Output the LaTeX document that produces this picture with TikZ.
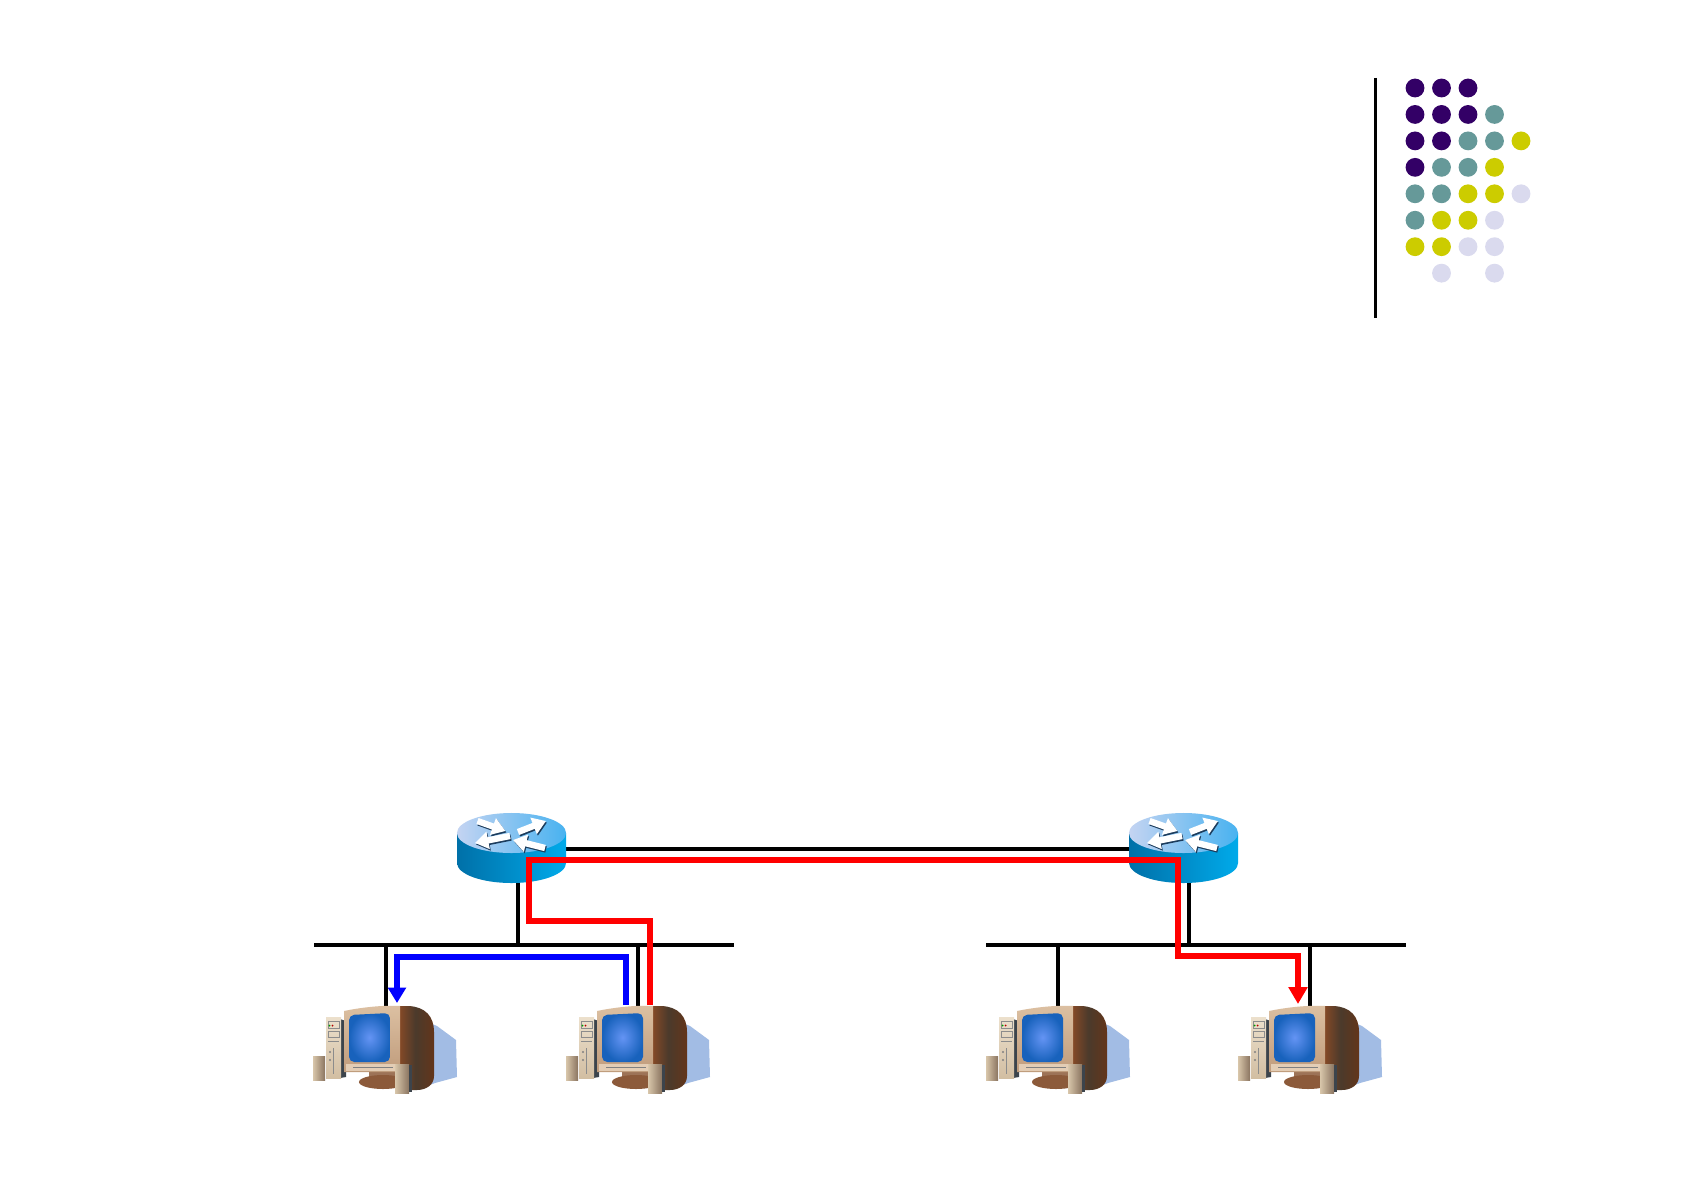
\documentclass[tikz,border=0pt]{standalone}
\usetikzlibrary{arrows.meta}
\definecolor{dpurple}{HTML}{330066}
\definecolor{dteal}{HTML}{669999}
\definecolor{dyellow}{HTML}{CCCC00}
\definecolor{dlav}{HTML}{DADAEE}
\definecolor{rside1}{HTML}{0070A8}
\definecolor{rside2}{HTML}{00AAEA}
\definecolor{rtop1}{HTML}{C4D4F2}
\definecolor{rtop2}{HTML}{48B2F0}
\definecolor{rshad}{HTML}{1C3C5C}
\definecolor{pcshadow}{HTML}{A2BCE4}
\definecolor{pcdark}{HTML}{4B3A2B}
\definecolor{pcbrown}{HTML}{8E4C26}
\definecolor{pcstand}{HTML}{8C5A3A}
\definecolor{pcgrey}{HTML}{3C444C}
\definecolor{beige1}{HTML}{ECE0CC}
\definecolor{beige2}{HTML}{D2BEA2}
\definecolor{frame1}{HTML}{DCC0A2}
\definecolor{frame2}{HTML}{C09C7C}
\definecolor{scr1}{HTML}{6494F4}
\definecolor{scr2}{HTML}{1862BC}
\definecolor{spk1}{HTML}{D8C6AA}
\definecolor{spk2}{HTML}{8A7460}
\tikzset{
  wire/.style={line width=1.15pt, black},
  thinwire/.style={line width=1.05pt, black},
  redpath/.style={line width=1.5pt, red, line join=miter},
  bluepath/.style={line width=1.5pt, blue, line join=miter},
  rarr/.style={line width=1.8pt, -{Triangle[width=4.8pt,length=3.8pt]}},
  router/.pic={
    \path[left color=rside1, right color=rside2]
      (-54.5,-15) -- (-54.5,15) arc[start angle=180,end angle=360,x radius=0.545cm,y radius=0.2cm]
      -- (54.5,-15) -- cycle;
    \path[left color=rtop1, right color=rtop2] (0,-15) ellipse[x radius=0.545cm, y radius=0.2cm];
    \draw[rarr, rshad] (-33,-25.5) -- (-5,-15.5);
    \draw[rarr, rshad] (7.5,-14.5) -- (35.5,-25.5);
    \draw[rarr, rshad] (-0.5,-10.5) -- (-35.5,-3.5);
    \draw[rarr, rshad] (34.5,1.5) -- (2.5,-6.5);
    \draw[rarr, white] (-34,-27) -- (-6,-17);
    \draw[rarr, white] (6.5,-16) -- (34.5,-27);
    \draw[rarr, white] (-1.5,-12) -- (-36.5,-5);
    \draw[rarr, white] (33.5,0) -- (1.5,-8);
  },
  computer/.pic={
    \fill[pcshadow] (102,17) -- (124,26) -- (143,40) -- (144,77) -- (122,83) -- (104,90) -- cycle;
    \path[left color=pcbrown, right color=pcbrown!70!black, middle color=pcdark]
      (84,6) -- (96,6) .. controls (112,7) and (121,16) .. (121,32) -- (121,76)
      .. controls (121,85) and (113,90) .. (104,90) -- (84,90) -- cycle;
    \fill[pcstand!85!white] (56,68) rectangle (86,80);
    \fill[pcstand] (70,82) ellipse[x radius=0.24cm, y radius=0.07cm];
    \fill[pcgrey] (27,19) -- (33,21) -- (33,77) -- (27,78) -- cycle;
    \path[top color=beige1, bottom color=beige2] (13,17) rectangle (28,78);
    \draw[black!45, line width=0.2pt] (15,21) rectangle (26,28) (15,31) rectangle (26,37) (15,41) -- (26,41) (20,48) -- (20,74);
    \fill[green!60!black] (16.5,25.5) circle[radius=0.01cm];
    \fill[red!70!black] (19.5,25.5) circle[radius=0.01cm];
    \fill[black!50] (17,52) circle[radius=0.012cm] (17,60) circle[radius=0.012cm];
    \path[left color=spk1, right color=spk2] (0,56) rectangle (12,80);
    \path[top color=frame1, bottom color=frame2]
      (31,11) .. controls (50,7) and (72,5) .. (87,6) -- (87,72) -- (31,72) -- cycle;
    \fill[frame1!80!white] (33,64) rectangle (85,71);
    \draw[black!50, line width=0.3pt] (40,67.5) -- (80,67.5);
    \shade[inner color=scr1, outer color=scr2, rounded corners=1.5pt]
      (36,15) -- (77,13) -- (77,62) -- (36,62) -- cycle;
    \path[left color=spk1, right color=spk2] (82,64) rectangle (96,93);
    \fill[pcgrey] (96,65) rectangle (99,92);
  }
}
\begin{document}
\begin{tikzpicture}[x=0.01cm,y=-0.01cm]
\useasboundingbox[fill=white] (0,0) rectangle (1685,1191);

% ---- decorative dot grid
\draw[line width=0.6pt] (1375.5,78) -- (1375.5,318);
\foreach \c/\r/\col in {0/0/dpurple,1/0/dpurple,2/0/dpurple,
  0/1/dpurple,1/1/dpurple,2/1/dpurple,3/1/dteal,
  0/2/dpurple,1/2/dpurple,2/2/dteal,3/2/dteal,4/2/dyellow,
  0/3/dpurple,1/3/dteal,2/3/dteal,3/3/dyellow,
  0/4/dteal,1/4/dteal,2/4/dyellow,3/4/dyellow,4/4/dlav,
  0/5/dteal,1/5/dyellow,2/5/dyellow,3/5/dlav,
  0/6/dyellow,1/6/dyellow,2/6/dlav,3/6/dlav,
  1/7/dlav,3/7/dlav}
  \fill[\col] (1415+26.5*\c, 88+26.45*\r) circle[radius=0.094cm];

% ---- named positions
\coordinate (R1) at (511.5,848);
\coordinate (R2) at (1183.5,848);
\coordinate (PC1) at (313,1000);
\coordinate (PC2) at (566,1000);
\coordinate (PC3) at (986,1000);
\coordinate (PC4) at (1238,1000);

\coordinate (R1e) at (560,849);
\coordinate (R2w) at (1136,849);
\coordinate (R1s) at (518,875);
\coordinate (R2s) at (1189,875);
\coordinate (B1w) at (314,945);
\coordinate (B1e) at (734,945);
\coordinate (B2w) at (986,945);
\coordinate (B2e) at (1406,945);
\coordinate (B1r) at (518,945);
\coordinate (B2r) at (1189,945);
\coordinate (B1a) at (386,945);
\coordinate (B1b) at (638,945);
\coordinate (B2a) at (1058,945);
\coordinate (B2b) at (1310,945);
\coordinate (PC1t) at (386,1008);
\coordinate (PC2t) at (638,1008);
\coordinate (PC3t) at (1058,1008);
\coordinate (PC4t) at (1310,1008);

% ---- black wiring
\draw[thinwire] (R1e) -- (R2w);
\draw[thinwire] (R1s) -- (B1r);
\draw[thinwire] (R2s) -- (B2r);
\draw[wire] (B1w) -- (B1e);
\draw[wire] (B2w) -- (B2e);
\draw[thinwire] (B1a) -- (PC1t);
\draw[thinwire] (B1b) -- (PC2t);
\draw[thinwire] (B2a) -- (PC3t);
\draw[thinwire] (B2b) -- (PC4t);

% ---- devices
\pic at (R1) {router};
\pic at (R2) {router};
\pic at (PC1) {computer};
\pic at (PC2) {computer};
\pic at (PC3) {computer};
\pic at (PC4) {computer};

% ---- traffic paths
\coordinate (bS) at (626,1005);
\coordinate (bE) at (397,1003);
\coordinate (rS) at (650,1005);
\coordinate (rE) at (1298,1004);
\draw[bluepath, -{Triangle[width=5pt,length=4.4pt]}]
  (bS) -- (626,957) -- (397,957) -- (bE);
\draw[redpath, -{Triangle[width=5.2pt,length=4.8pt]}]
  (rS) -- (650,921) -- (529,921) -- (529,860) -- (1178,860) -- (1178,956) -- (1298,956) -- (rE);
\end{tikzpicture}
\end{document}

========================

**Required task**
Copy the data exactly. Any picture it contains is to be omitted.

**Result for this task**
Output the LaTeX document that produces this picture with TikZ.
\documentclass[tikz,border=0pt]{standalone}
\usetikzlibrary{arrows.meta}
\definecolor{dpurple}{HTML}{330066}
\definecolor{dteal}{HTML}{669999}
\definecolor{dyellow}{HTML}{CCCC00}
\definecolor{dlav}{HTML}{DADAEE}
\definecolor{rside1}{HTML}{0070A8}
\definecolor{rside2}{HTML}{00AAEA}
\definecolor{rtop1}{HTML}{C4D4F2}
\definecolor{rtop2}{HTML}{48B2F0}
\definecolor{rshad}{HTML}{1C3C5C}
\definecolor{pcshadow}{HTML}{A2BCE4}
\definecolor{pcdark}{HTML}{4B3A2B}
\definecolor{pcbrown}{HTML}{8E4C26}
\definecolor{pcstand}{HTML}{8C5A3A}
\definecolor{pcgrey}{HTML}{3C444C}
\definecolor{beige1}{HTML}{ECE0CC}
\definecolor{beige2}{HTML}{D2BEA2}
\definecolor{frame1}{HTML}{DCC0A2}
\definecolor{frame2}{HTML}{C09C7C}
\definecolor{scr1}{HTML}{6494F4}
\definecolor{scr2}{HTML}{1862BC}
\definecolor{spk1}{HTML}{D8C6AA}
\definecolor{spk2}{HTML}{8A7460}
\tikzset{
  wire/.style={line width=1.15pt, black},
  thinwire/.style={line width=1.05pt, black},
  redpath/.style={line width=1.5pt, red, line join=miter},
  bluepath/.style={line width=1.5pt, blue, line join=miter},
  rarr/.style={line width=1.8pt, -{Triangle[width=4.8pt,length=3.8pt]}},
  router/.pic={
    \path[left color=rside1, right color=rside2]
      (-54.5,-15) -- (-54.5,15) arc[start angle=180,end angle=360,x radius=0.545cm,y radius=0.2cm]
      -- (54.5,-15) -- cycle;
    \path[left color=rtop1, right color=rtop2] (0,-15) ellipse[x radius=0.545cm, y radius=0.2cm];
    \draw[rarr, rshad] (-33,-25.5) -- (-5,-15.5);
    \draw[rarr, rshad] (7.5,-14.5) -- (35.5,-25.5);
    \draw[rarr, rshad] (-0.5,-10.5) -- (-35.5,-3.5);
    \draw[rarr, rshad] (34.5,1.5) -- (2.5,-6.5);
    \draw[rarr, white] (-34,-27) -- (-6,-17);
    \draw[rarr, white] (6.5,-16) -- (34.5,-27);
    \draw[rarr, white] (-1.5,-12) -- (-36.5,-5);
    \draw[rarr, white] (33.5,0) -- (1.5,-8);
  },
  computer/.pic={
    \fill[pcshadow] (102,17) -- (124,26) -- (143,40) -- (144,77) -- (122,83) -- (104,90) -- cycle;
    \path[left color=pcbrown, right color=pcbrown!70!black, middle color=pcdark]
      (84,6) -- (96,6) .. controls (112,7) and (121,16) .. (121,32) -- (121,76)
      .. controls (121,85) and (113,90) .. (104,90) -- (84,90) -- cycle;
    \fill[pcstand!85!white] (56,68) rectangle (86,80);
    \fill[pcstand] (70,82) ellipse[x radius=0.24cm, y radius=0.07cm];
    \fill[pcgrey] (27,19) -- (33,21) -- (33,77) -- (27,78) -- cycle;
    \path[top color=beige1, bottom color=beige2] (13,17) rectangle (28,78);
    \draw[black!45, line width=0.2pt] (15,21) rectangle (26,28) (15,31) rectangle (26,37) (15,41) -- (26,41) (20,48) -- (20,74);
    \fill[green!60!black] (16.5,25.5) circle[radius=0.01cm];
    \fill[red!70!black] (19.5,25.5) circle[radius=0.01cm];
    \fill[black!50] (17,52) circle[radius=0.012cm] (17,60) circle[radius=0.012cm];
    \path[left color=spk1, right color=spk2] (0,56) rectangle (12,80);
    \path[top color=frame1, bottom color=frame2]
      (31,11) .. controls (50,7) and (72,5) .. (87,6) -- (87,72) -- (31,72) -- cycle;
    \fill[frame1!80!white] (33,64) rectangle (85,71);
    \draw[black!50, line width=0.3pt] (40,67.5) -- (80,67.5);
    \shade[inner color=scr1, outer color=scr2, rounded corners=1.5pt]
      (36,15) -- (77,13) -- (77,62) -- (36,62) -- cycle;
    \path[left color=spk1, right color=spk2] (82,64) rectangle (96,93);
    \fill[pcgrey] (96,65) rectangle (99,92);
  }
}
\begin{document}
\begin{tikzpicture}[x=0.01cm,y=-0.01cm]
\useasboundingbox[fill=white] (0,0) rectangle (1685,1191);

% ---- decorative dot grid
\draw[line width=0.6pt] (1375.5,78) -- (1375.5,318);
\foreach \c/\r/\col in {0/0/dpurple,1/0/dpurple,2/0/dpurple,
  0/1/dpurple,1/1/dpurple,2/1/dpurple,3/1/dteal,
  0/2/dpurple,1/2/dpurple,2/2/dteal,3/2/dteal,4/2/dyellow,
  0/3/dpurple,1/3/dteal,2/3/dteal,3/3/dyellow,
  0/4/dteal,1/4/dteal,2/4/dyellow,3/4/dyellow,4/4/dlav,
  0/5/dteal,1/5/dyellow,2/5/dyellow,3/5/dlav,
  0/6/dyellow,1/6/dyellow,2/6/dlav,3/6/dlav,
  1/7/dlav,3/7/dlav}
  \fill[\col] (1415+26.5*\c, 88+26.45*\r) circle[radius=0.094cm];

% ---- named positions
\coordinate (R1) at (511.5,848);
\coordinate (R2) at (1183.5,848);
\coordinate (PC1) at (313,1000);
\coordinate (PC2) at (566,1000);
\coordinate (PC3) at (986,1000);
\coordinate (PC4) at (1238,1000);

\coordinate (R1e) at (560,849);
\coordinate (R2w) at (1136,849);
\coordinate (R1s) at (518,875);
\coordinate (R2s) at (1189,875);
\coordinate (B1w) at (314,945);
\coordinate (B1e) at (734,945);
\coordinate (B2w) at (986,945);
\coordinate (B2e) at (1406,945);
\coordinate (B1r) at (518,945);
\coordinate (B2r) at (1189,945);
\coordinate (B1a) at (386,945);
\coordinate (B1b) at (638,945);
\coordinate (B2a) at (1058,945);
\coordinate (B2b) at (1310,945);
\coordinate (PC1t) at (386,1008);
\coordinate (PC2t) at (638,1008);
\coordinate (PC3t) at (1058,1008);
\coordinate (PC4t) at (1310,1008);

% ---- black wiring
\draw[thinwire] (R1e) -- (R2w);
\draw[thinwire] (R1s) -- (B1r);
\draw[thinwire] (R2s) -- (B2r);
\draw[wire] (B1w) -- (B1e);
\draw[wire] (B2w) -- (B2e);
\draw[thinwire] (B1a) -- (PC1t);
\draw[thinwire] (B1b) -- (PC2t);
\draw[thinwire] (B2a) -- (PC3t);
\draw[thinwire] (B2b) -- (PC4t);

% ---- devices
\pic at (R1) {router};
\pic at (R2) {router};
\pic at (PC1) {computer};
\pic at (PC2) {computer};
\pic at (PC3) {computer};
\pic at (PC4) {computer};

% ---- traffic paths
\coordinate (bS) at (626,1005);
\coordinate (bE) at (397,1003);
\coordinate (rS) at (650,1005);
\coordinate (rE) at (1298,1004);
\draw[bluepath, -{Triangle[width=5pt,length=4.4pt]}]
  (bS) -- (626,957) -- (397,957) -- (bE);
\draw[redpath, -{Triangle[width=5.2pt,length=4.8pt]}]
  (rS) -- (650,921) -- (529,921) -- (529,860) -- (1178,860) -- (1178,956) -- (1298,956) -- (rE);
\end{tikzpicture}
\end{document}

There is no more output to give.